By creating massive demand, the Fed hopes to get the cost of those repos down for its member banks. That affects, in turn, the overnight loan rate that runs right alongside of all that action, since overnight loans are accomplishing the same overnight funding needs with banks that are not primary dealers. Thus, the Fed states these repo agreements are its equivalent of overnight collateralized loans because what happens in these primary repo auctions trickles down that same night to affect the interest rate of overnight loans -- attempting to keep them in the FOMC's stated range called the "Fed Funds Rate."
I've tried to spell this out in detail here because there are complicated interactions involved in accomplishing the Fed's interest objectives, which is why I refer to it as "machinery" and not just a "tool." The Fed is using one thing to manipulate interest and liquidity down the line in a sequence of rapid interactions ... like gears.

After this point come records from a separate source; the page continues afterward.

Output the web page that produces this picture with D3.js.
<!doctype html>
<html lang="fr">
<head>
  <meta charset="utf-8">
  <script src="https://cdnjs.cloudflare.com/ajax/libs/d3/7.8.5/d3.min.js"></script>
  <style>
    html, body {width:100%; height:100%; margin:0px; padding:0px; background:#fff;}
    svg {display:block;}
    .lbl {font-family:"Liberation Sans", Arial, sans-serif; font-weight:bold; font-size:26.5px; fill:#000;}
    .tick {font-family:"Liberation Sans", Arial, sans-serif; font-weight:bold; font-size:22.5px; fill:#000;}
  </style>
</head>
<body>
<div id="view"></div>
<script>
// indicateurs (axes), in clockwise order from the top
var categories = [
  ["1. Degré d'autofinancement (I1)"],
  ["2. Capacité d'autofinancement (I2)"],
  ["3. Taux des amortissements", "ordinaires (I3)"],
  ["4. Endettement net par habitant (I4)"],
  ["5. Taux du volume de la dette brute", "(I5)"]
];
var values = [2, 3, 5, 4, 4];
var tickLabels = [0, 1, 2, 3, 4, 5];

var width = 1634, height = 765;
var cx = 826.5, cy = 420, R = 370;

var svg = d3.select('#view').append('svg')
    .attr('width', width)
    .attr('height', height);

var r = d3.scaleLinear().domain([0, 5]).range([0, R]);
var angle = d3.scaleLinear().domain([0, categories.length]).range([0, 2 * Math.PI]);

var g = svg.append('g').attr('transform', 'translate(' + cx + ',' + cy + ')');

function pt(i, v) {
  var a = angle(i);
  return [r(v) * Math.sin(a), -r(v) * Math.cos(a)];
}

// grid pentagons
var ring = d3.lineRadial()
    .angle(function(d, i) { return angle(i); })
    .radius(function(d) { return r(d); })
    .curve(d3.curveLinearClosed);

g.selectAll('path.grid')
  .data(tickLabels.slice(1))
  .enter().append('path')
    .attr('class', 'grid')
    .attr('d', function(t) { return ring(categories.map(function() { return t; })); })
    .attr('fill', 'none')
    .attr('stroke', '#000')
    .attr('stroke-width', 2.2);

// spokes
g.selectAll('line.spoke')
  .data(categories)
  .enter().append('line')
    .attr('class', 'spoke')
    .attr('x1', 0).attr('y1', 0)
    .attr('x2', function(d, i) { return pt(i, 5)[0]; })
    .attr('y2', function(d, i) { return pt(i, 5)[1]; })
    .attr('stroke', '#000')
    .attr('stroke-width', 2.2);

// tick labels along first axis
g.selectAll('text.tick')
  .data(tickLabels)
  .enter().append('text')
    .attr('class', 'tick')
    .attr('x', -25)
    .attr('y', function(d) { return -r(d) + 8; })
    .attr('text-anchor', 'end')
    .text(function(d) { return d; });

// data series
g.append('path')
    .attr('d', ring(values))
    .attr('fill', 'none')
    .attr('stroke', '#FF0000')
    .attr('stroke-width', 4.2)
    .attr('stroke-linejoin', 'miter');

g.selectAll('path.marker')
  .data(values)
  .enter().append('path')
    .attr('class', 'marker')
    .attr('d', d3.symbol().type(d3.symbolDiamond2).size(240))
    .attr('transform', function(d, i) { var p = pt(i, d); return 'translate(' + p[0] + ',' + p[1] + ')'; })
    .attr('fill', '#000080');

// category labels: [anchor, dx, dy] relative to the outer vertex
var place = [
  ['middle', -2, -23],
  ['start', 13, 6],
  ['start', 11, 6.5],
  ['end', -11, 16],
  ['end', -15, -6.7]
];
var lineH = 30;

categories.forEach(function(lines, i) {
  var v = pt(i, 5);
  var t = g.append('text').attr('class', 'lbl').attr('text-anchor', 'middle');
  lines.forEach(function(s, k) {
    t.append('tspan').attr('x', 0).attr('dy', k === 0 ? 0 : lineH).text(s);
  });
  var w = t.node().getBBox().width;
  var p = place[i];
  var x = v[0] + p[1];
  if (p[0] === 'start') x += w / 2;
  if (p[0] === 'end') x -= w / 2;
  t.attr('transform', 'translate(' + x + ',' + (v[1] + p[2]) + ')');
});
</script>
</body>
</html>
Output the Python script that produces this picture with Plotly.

There are two types of OMOs -- permanent and temporary. Permanent purchases are simple, outright purchases of securities in that they do not include repurchase agreements. They are carried on the Fed's balance sheet in a fund called the System Open Market Account (SOMA), which is also managed by the Federal Reserve Bank of New York. Thus, the NY Reserve Bank is the biggest player among the twelve reserve banks in the Federal Reserve System. For that reason, it is the only reserve bank whose president always sits the Fed's Federal Open Market Committee. Others rotate on and off.
When done on a large scale, these Open Market Operations have been called "quantitative easing" because their intent is to ease the flow of money in the overall economy by injecting massive quantities of new money. The temporary OMOs are made temporary via repurchase agreements and might not even appear in statements of the Fed's SOMA account because statements are weekly, and these transactions typically only exist for twenty-four hours. If I were to coin a term on the Fed's behalf, I would call them "flash cash."
When repo agreements are conducted by the NY Fed, new money flashes into the monetary system to meet an unexpectedly large financial need because the major dealer banks do not have the capacity to meet that need (which was what caused rates to spike this past week), and then the money flashes right back out of the system on schedule. The rest of the Fed's member banks participate if they need to via overnight loans from the dealer banks.